Why Retail Expert Says Amazon, in FTC Firing Line, Is ‘Stimulating’ not ‘Stifling’ Competition

The Federal Trade Commission (FTC) could file a long-awaited antitrust suit against Amazon as soon as this week, according to several news reports.

Amazon has been criticized and scrutinized by lawmakers and third-party platform sellers for years now. They question how Amazon uses third-party seller data to inform its own private-label product strategy. Critics accuse Amazon of favoring its own products at the expense of sellers who don’t use its logistics and advertising services. This essentially forces sellers to use these Amazon services to gain better visibility and drive sales.

More from Sourcing Journal

Several state attorneys general have sued Amazon for barring third-party sellers from advertising lower prices on rival platforms. Amazon got the Washington D.C. lawsuit dismissed, while a California case is ongoing.

The looming FTC suit is said to include similar claims that Amazon blocks sellers from offering lower prices on competing websites. Other charges accuse Amazon of forcing merchants to use its logistics and advertising services, including Fulfillment by Amazon (FBA). The suit also challenges Amazon Prime’s far-reaching benefits.

The exact details of the pending lawsuit are under wraps, but Politico reported that the case could be filed as early as Tuesday. According to Reuters, the FTC has sent a draft complaint to the state attorneys general trying to get them to sign on, which generally indicates a lawsuit is close to being filed.

Amazon and the FTC declined comment.

Ahead of the potential lawsuit, Amazon recently reneged on the 2 percent fee it slapped on third-party sellers using the recently relaunched Seller Fulfilled Prime (SFP) delivery program. The fees, which would have taken effect in October, were a way to get more money from sellers who shipped Prime-eligible products out of their own warehouses instead of Amazon’s.

Bloomberg, which reported the about-face on the fees, said Amazon attributed the decision to merchant feedback. Scrapping the fee suggests that the e-commerce giant is being cautious about how much money it tries to get from online sellers with so much antitrust scrutiny.

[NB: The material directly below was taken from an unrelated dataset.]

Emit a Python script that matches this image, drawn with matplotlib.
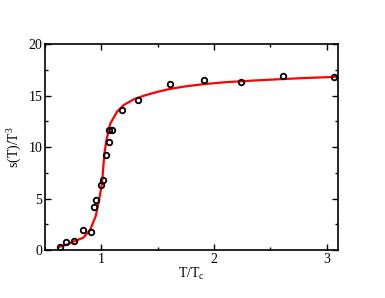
import numpy as np
import matplotlib
matplotlib.use("Agg")
import matplotlib.pyplot as plt
from matplotlib.ticker import MultipleLocator

plt.rcParams['font.family'] = 'Liberation Serif'
plt.rcParams['mathtext.fontset'] = 'custom'
plt.rcParams['mathtext.rm'] = 'Liberation Serif'
plt.rcParams['mathtext.it'] = 'Liberation Serif'
plt.rcParams['mathtext.default'] = 'regular'

# lattice points
t_pts = [0.635, 0.685, 0.757, 0.837, 0.905, 0.935, 0.95, 0.994, 1.015, 1.039,
         1.065, 1.071, 1.098, 1.181, 1.329, 1.605, 1.908, 2.24, 2.614, 3.06]
s_pts = [0.29, 0.74, 0.87, 1.94, 1.78, 4.21, 4.82, 6.34, 6.76, 9.19,
         10.49, 11.62, 11.62, 13.56, 14.56, 16.12, 16.47, 16.28, 16.86, 16.8]

# fit curve
t_fit = [0.62, 0.70, 0.76, 0.84, 0.90, 0.95, 0.98, 1.006, 1.02, 1.03, 1.045, 1.08,
         1.14, 1.20, 1.29, 1.38, 1.50, 1.61, 1.75, 1.90, 2.10, 2.33, 2.60, 2.80, 3.10]
s_fit = [0.28, 0.55, 0.85, 1.2, 1.95, 3.3, 4.9, 6.5, 8.5, 9.6, 10.7, 12.3,
         13.45, 14.1, 14.65, 15.0, 15.37, 15.65, 15.9, 16.1, 16.3, 16.45, 16.6, 16.7, 16.83]

fig = plt.figure(figsize=(3.85, 2.98), dpi=100)
ax = fig.add_axes([0.117, 0.161, 0.761, 0.691])

ax.plot(t_fit, s_fit, color='red', lw=1.6, zorder=2)
ax.plot(t_pts, s_pts, 'o', mfc='none', mec='black', ms=4, mew=1.3, zorder=3)

ax.set_xlim(0.5, 3.1)
ax.set_ylim(0, 20)
ax.xaxis.set_major_locator(MultipleLocator(1))
ax.xaxis.set_minor_locator(MultipleLocator(0.5))
ax.yaxis.set_major_locator(MultipleLocator(5))
ax.yaxis.set_minor_locator(MultipleLocator(2.5))
ax.tick_params(which='both', direction='in', top=True, right=True, labelsize=10, width=1)
ax.tick_params(which='major', length=4, pad=2)
ax.tick_params(which='minor', length=2)
for sp in ax.spines.values():
    sp.set_linewidth(1.2)

ax.set_xlabel('T/T$_c$', fontsize=10, labelpad=0)
ax.set_ylabel('s(T)/T$^3$', fontsize=10, labelpad=3)

fig.savefig('out.png', dpi=100)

Merchants have paid increasingly more in fees to work with Amazon in recent years. They typically pay to use the tech titan’s advertising and logistics services to grow their sales. Seller services generated $32.3 billion in revenue in the second quarter, up 18 percent from the same period a year earlier.

But even as Amazon abandons the SFP fees, it might not make any fundamental changes to address an FTC lawsuit should one materialize, said Neil Saunders, managing director of consultancy GlobalData Retail.

“Amazon has already met with the FTC and did not make any changes following the meeting, which suggests it thinks there is no real case to be answered,” Saunders told Sourcing Journal. “In my view, I see the FTC’s case as being without much merit. It seems to be pursuing Amazon to chase optics rather than because there has been a genuine failure in the market.”

This year, Amazon has shown a willingness to collaborate with rivals while still dominating the industry.

For one, Amazon now allows sellers at competing e-commerce giant Shopify to use “Buy with Prime”—a service that means U.S. Prime members can shop directly from merchants’ online stores and use the features of the program without accessing Amazon itself.

Amazon also introduced Supply Chain by Amazon and relaunched the Amazon Shipping ground delivery service for shippers who don’t sell on its marketplace. The former allows Amazon sellers to distribute products in bulk from Amazon’s warehouses to fulfillment channels and retail stores not affiliated with the company.

“It is true that Amazon is launching services like Supply Chain by Amazon and these will make it more money,” Saunders said. “However, no seller is forced to use this service. Many will voluntarily opt to use it because it is to their advantage. What the FTC misses is that by providing these services Amazon is leveling the playing field between small sellers and some of the big brands and retailers out there, Amazon is actually stimulating competition, not stifling it.”

The launch of Amazon Shipping pivots the company firmly as a direct competitor to UPS, FedEx and the USPS giving brands another shipping choice in the U.S., according to Sucharita Kodali, vice president, principal analyst at Forrester Research.

“It helps [Amazon] make the case they are increasing competition for suppliers and bringing prices down,” Kodali told Sourcing Journal.

The FTC already filed a separate complaint in June accusing the company of using deceptive tactics to trick users into signing up for Prime subscriptions without their consent, while intentionally making it difficult for consumers to cancel their membership.

On Wednesday, the agency amended its complaint, adding three individual senior Amazon executives to the lawsuit, charging that they were fully aware of the issues.